●ブッシユを大統領にした男、カール・ローブの選挙術
10日、ジョージ・ブッシュ影の参謀、2度の大統領選に勝利をもたらしたカール・ローブがオバマを攻撃するコメントをウォール・ストリート・ジャーナル(WSJ)に寄稿。例の「あいつののヨメさんスパイやで」とプレスに洩らした嫌疑により、ホワイトハウスを去ってからどうしていたのかとおもったら、やはり選挙がわすれられないみたいです。でも共和党の候補からはもちろんお呼びがかからない。
オバマ陣営に「ヒラリ−攻略方を伝授しましょう」とオッファーしていたそうです。
先月オバマに送った公開レターによると、ヒラリー攻略の秘訣というか、『クリントンが犠牲者を装いはじめたら警笛を鳴らせ』。『非難される言い訳に民主党内が不一致だからと言いだしたらその度に穏やかに矮小化してしまえ』。『最強の候補たる者、この世界で党員の異論に泣き言を並べてはならない』。などの知恵を与えた。
オバマがヒラリーの涙を矮小化し、ニューハンプシャー(NH)の結果に拘泥せず、逆転負けの影響を最小限に止めた。ま、カール・ローブの助言がなくてもオバマの対応はかわらなかったとだろうと察するが、それにしても選挙のベテラン、カール・ローブの読みはすごい。

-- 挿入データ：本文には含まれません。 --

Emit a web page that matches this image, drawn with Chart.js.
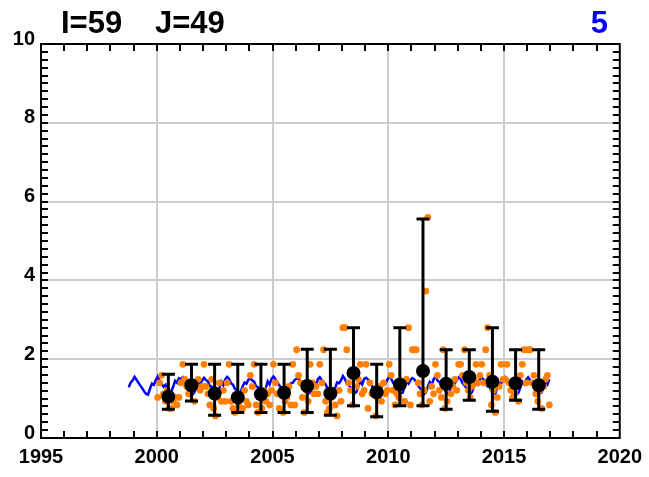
<!DOCTYPE html>
<html><head><meta charset="utf-8">
<script src="https://cdn.jsdelivr.net/npm/chart.js@4/dist/chart.umd.min.js"></script>
<style>html,body{margin:0;padding:0;background:#fff}#wrap{width:649px;height:477px;position:relative}</style>
</head><body><div id="wrap"><canvas id="c" width="649" height="477"></canvas></div>
<script>
// ---- data ----
const headerLeft = ['I=59', 'J=49'];
const headerRight = '5';
const xTickLabels = [1995, 2000, 2005, 2010, 2015, 2020];
const yTickLabels = [0, 2, 4, 6, 8, 10];

// annual statistics (plotted at mid-year)
const years = [2000,2001,2002,2003,2004,2005,2006,2007,2008,2009,2010,2011,2012,2013,2014,2015,2016];
const annualMean = [1.05,1.34,1.13,1.03,1.11,1.15,1.32,1.13,1.65,1.16,1.36,1.70,1.38,1.55,1.43,1.39,1.34];
const annualLow  = [0.73,0.94,0.58,0.65,0.65,0.65,0.65,0.58,0.82,0.54,0.82,0.82,0.73,0.96,0.68,0.96,0.73];
const annualHigh = [1.62,1.87,1.87,1.87,1.87,1.87,2.25,2.25,2.80,1.87,2.80,5.56,2.24,2.24,2.80,2.24,2.24];

// monthly observations, Jan 2000 .. Dec 2016
const obsStartYear = 2000;
const obsValues = [
 1.03,1.40,1.59,1.12,0.93,1.21,0.75,0.75,0.93,1.03,0.84,1.03,
 1.40,1.87,1.49,1.31,1.12,1.21,1.40,0.93,1.31,1.49,1.21,1.31,
 1.87,1.31,1.12,0.84,1.49,0.75,0.56,1.03,1.40,0.93,1.21,0.93,
 1.40,1.87,0.93,0.75,0.65,1.12,0.84,1.03,0.75,1.21,0.93,0.84,
 1.59,1.31,1.87,0.84,0.65,1.03,0.75,1.21,0.93,1.12,0.84,1.21,
 1.87,1.40,1.12,0.75,1.21,0.65,0.93,1.03,1.31,0.84,1.87,0.84,
 2.24,1.59,1.40,1.03,0.65,1.21,0.93,1.87,1.40,1.12,1.31,1.12,
 1.87,1.40,2.24,0.93,0.65,0.75,1.03,1.12,0.84,0.56,1.21,0.93,
 2.80,2.80,2.24,1.40,1.21,0.84,1.59,1.31,1.49,1.87,1.12,1.21,
 1.87,0.75,1.40,1.12,1.21,0.56,1.03,1.31,0.93,1.40,1.12,1.21,
 1.87,1.59,1.21,0.84,1.12,1.03,1.40,1.31,0.93,1.49,2.80,0.84,
 2.24,2.24,2.24,1.40,1.12,0.84,1.21,3.73,5.60,0.93,1.31,1.12,
 1.87,1.59,1.21,1.03,2.24,0.75,0.93,1.40,1.12,1.31,1.49,1.21,
 1.87,1.87,1.59,2.24,1.40,1.21,1.03,1.31,1.49,1.87,1.40,1.59,
 1.87,1.40,2.24,2.80,1.59,0.84,1.21,0.65,1.03,1.31,1.87,1.49,
 1.49,1.87,1.40,1.21,1.03,1.12,1.31,0.93,1.59,1.87,2.24,1.40,
 2.24,2.24,1.40,1.59,1.12,0.93,1.21,0.75,1.31,1.49,1.59,0.84
];

// model series, monthly from Oct 1998
const modelStart = 1998 + 9/12;
const modelValues = [
 1.29,1.41,1.46,
 1.55,1.48,1.40,1.33,1.26,1.18,1.12,1.10,1.25,1.38,1.35,1.47,
 1.56,1.45,1.38,1.30,1.35,1.22,1.14,1.18,1.30,1.45,1.40,1.52,
 1.50,1.54,1.42,1.36,1.28,1.20,1.10,1.16,1.28,1.40,1.37,1.46,
 1.53,1.47,1.44,1.32,1.30,1.17,1.13,1.12,1.27,1.43,1.34,1.49,
 1.55,1.50,1.39,1.35,1.25,1.21,1.11,1.17,1.31,1.41,1.38,1.48,
 1.52,1.46,1.43,1.31,1.29,1.19,1.14,1.13,1.26,1.44,1.36,1.50,
 1.56,1.49,1.41,1.34,1.27,1.18,1.12,1.15,1.29,1.39,1.40,1.47,
 1.51,1.53,1.40,1.33,1.30,1.20,1.13,1.16,1.30,1.42,1.35,1.49,
 1.54,1.47,1.42,1.36,1.26,1.19,1.11,1.14,1.28,1.41,1.39,1.46,
 1.57,1.50,1.38,1.34,1.28,1.21,1.13,1.17,1.31,1.44,1.36,1.50,
 1.53,1.48,1.43,1.32,1.27,1.18,1.12,1.13,1.27,1.40,1.37,1.48,
 1.55,1.51,1.40,1.35,1.29,1.20,1.14,1.15,1.29,1.43,1.38,1.47,
 1.52,1.49,1.41,1.33,1.26,1.19,1.11,1.16,1.30,1.42,1.35,1.49,
 1.56,1.46,1.42,1.36,1.28,1.21,1.13,1.14,1.28,1.41,1.39,1.46,
 1.54,1.50,1.39,1.34,1.27,1.20,1.12,1.17,1.31,1.44,1.36,1.50,
 1.53,1.48,1.43,1.31,1.30,1.18,1.14,1.13,1.27,1.40,1.38,1.47,
 1.55,1.52,1.40,1.35,1.26,1.21,1.11,1.15,1.29,1.43,1.37,1.48,
 1.54,1.47,1.41,1.33,1.28,1.19,1.13,1.16,1.30,1.42,1.36,1.49
];

// ---- build library tables ----
const modelPts = modelValues.map((v, i) => ({x: modelStart + (i + 0.5) / 12, y: v}));
const obsPts = obsValues.map((v, i) => ({x: obsStartYear + (i + 0.5) / 12, y: v}));
const meanPts = years.map((yr, i) => ({x: yr + 0.5, y: annualMean[i]}));

const FONT = '"Liberation Sans", Arial, Helvetica, sans-serif';

const errorBars = {
  id: 'errorBars',
  afterDatasetDraw(chart, args) {
    if (args.index !== 1) return;
    const {ctx, scales: {x, y}, chartArea: a} = chart;
    ctx.save();
    ctx.beginPath(); ctx.rect(a.left, a.top, a.right - a.left, a.bottom - a.top); ctx.clip();
    ctx.strokeStyle = '#000'; ctx.lineWidth = 3; ctx.lineCap = 'butt';
    years.forEach((yr, i) => {
      const px = x.getPixelForValue(yr + 0.5);
      const lo = y.getPixelForValue(annualLow[i]);
      const hi = y.getPixelForValue(annualHigh[i]);
      ctx.beginPath();
      ctx.moveTo(px, lo); ctx.lineTo(px, hi);
      ctx.moveTo(px - 6.5, lo); ctx.lineTo(px + 6.5, lo);
      ctx.moveTo(px - 6.5, hi); ctx.lineTo(px + 6.5, hi);
      ctx.stroke();
    });
    ctx.restore();
  }
};

const frame = {
  id: 'frame',
  afterDraw(chart) {
    const {ctx, chartArea: a, scales: {x, y}} = chart;
    ctx.save();
    ctx.strokeStyle = '#000'; ctx.lineWidth = 2;
    ctx.beginPath();
    for (let k = 1; k < 50; k++) {
      const py = Math.round(y.getPixelForValue(k / 5));
      ctx.moveTo(a.left, py); ctx.lineTo(a.left + 7, py);
      ctx.moveTo(a.right, py); ctx.lineTo(a.right - 7, py);
    }
    for (let yr = 1996; yr < 2020; yr++) {
      const px = Math.round(x.getPixelForValue(yr));
      ctx.moveTo(px, a.top); ctx.lineTo(px, a.top + 7);
      ctx.moveTo(px, a.bottom); ctx.lineTo(px, a.bottom - 7);
    }
    ctx.stroke();
    ctx.strokeRect(a.left, a.top, a.right - a.left, a.bottom - a.top);
    ctx.font = 'bold 31px ' + FONT;
    ctx.textBaseline = 'alphabetic';
    ctx.fillStyle = '#000'; ctx.textAlign = 'left';
    ctx.fillText(headerLeft[0], 61, 33);
    ctx.fillText(headerLeft[1], 155, 33);
    ctx.fillStyle = '#0000ff'; ctx.textAlign = 'right';
    ctx.fillText(headerRight, 608, 33);
    ctx.restore();
  }
};

new Chart(document.getElementById('c'), {
  type: 'scatter',
  data: {
    datasets: [
      {type: 'line', data: modelPts, borderColor: '#0000ff', borderWidth: 2.5, pointRadius: 0, fill: false, tension: 0, order: 3},
      {data: obsPts, backgroundColor: '#ff8000', borderWidth: 0, pointRadius: 3.4, order: 2},
      {data: meanPts, backgroundColor: '#000', borderWidth: 0, pointRadius: 7, order: 1}
    ]
  },
  options: {
    responsive: false, animation: false, devicePixelRatio: 1,
    layout: {padding: {top: 44, right: 29, left: 0, bottom: 0}},
    plugins: {legend: {display: false}, tooltip: {enabled: false}, title: {display: false}},
    scales: {
      x: {
        type: 'linear', min: 1995, max: 2020,
        afterBuildTicks: s => { s.ticks = xTickLabels.map(v => ({value: v})); },
        afterFit: s => { s.height = 39; },
        ticks: {font: {family: FONT, size: 20, weight: 'bold'}, color: '#000', padding: 7, maxRotation: 0, callback: v => String(v)},
        grid: {drawTicks: false, lineWidth: 2, color: c => (c.tick && (c.tick.value === 1995 || c.tick.value === 2020)) ? 'rgba(0,0,0,0)' : '#cccccc'},
        border: {display: false}
      },
      y: {
        type: 'linear', min: 0, max: 10,
        afterBuildTicks: s => { s.ticks = yTickLabels.map(v => ({value: v})); },
        afterFit: s => { s.width = 41; },
        ticks: {font: {family: FONT, size: 20, weight: 'bold'}, color: '#000', padding: 6, labelOffset: -5, callback: v => String(v)},
        grid: {drawTicks: false, lineWidth: 2, color: c => (c.tick && (c.tick.value === 0 || c.tick.value === 10)) ? 'rgba(0,0,0,0)' : '#cccccc'},
        border: {display: false}
      }
    }
  },
  plugins: [errorBars, frame]
});
</script>
</body></html>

しかし、ブッシュの黒幕だった男を頼るなんてことできません。オバマはローブのオッファーを断った。で、昨日10日に今度はオバマをWSJ紙上で攻撃した。
●ローブのオバマ批判、ほぼ全文を私訳
Why Hillary Won By Karl Rove 『なぜヒラリーが勝ったか』
NH予備選のあと、シャイクスピア劇『ヘンリー六世』に出てくる反乱指導者ジヤック・ケイドなら何と言っただろう。まず世論調査屋、評論家どもを殺せ!候補者派殺すな』。
選挙動向の評論家は殆どがオバマ有利を予言したてまえ苦しい立ち場であるが、彼らの失敗ではない。予備選でダーティーな部分を正確に予測するなんて不可能だ。それはチキンの内蔵を調べる如くアグリで臭くてとにかく啓蒙的な作業ではない。出口調査とやらが特に信用できない。
H・クリントンは労働者階級と豊かでない地方票を集め、B.オバマはカレッジタウンと新興階級を得票した。言い換えればクリントンはビール飲みを、オバマは白ワイン派を支持者にしている。しかるに民主党内ではビール派が多勢なのだ。
H・クリントンがNHで辛勝した理由は4つある。1)女性層、特に独身女性ををターゲットにしたこと。選挙運動にへばりついたこのチア軍団はアイオワでは役立たなかなかったが、NHでは成果を生んだ。
2)パワフルだった私的な二つの瞬間。最初はABC-TV討論番組で司会者に『どうしてあなたに対する好感度がオバマ氏より低いのでしょう』と問われて自分を咎めるように『そうね、わたしの痛いところなのね。でもがんばるわ』。(このシーンは筆者も虚を突かれた)微笑ましい答えである。オバマが横から『あなたは充分に好かれているよ、ヒラリー』と、あれは言わずもがなの尊大な口出しであった。
ヒラリーはこの発言で番組初めの怒った答弁を洗い流し、オバマのくだらないヤジは学生バスケット時代の残り滓を露呈して二流の討論に終わった。
3)から以降は次回に持ち越しいたします。(続く)
待ちきれない人は勝手に原文をお読みくだされ
http://online.wsj.com/article/SB119992615845679531.html?mod=opinion_main_commentaries
余談:ジョン・ケリーがオバマ陣営にを鳴り物入りで参加しました。ケリーはカール・ローブの敷いたブッシュ路線を踏みつぶして……とブログに書いている。前回の大統領選で彼の選挙戦略に負けたウラミか。